And then he vanishes from their sight.
This vanishing is not abandonment. It is an invitation. Now that they know how to find him — in the breaking of the bread, in the opening of the Scriptures, in the stranger who draws near on the road — he does not need to be present in the same visible, touchable way. The disciples rise immediately. They do not wait until morning. They go back to Jerusalem, seven miles back the way they came, to tell the others what they have seen and how he was made known to them in the breaking of the bread.
The movement of the story is itself the message. They went out in sadness. They return in joy. They went out walking away from hope. They return running toward it. What changed was not their circumstances. What changed was their recognition of who had been with them the whole time.

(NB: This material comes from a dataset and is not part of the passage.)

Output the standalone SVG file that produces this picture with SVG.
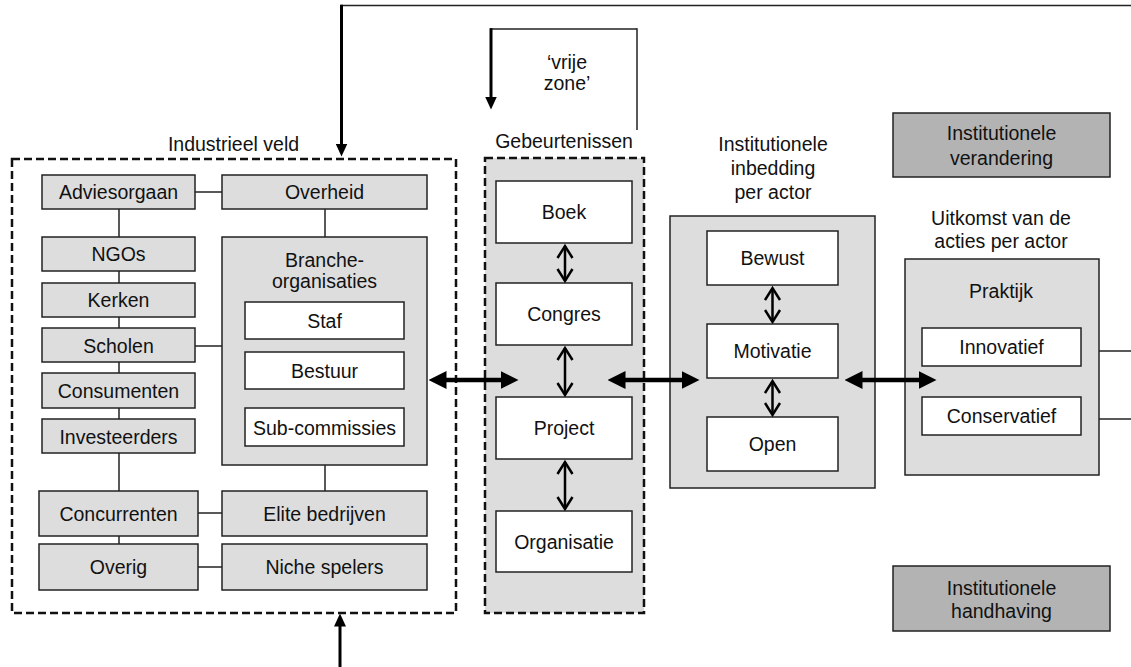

This is the invitation of Easter Wednesday, and of every day that follows. The Risen Christ is not a figure confined to the empty tomb or to Easter Sunday morning. He is the one who draws near on every road where grief is walking, where hope has spoken in the past tense, where the disciples are moving away rather than toward. He comes alongside. He asks to hear the story. He opens the Scriptures. He stays when invited. He breaks the bread.
What we are asked to do is simpler and harder than we often think. We are asked to notice the burning of the heart. We are asked to invite the stranger to stay. We are asked to be present at the table with open eyes. The recognition will come — not as a reward for spiritual achievement, but as a gift given to those who, in their sadness and their searching, have kept walking, kept talking, and kept the door open just enough to say: Stay with us.
The disciples at Emmaus did not recognize the Lord because they were exceptional. They recognized him because, even in their grief, they kept company with him long enough for the moment of recognition to arrive. That is the whole of the Christian life, offered to us again today.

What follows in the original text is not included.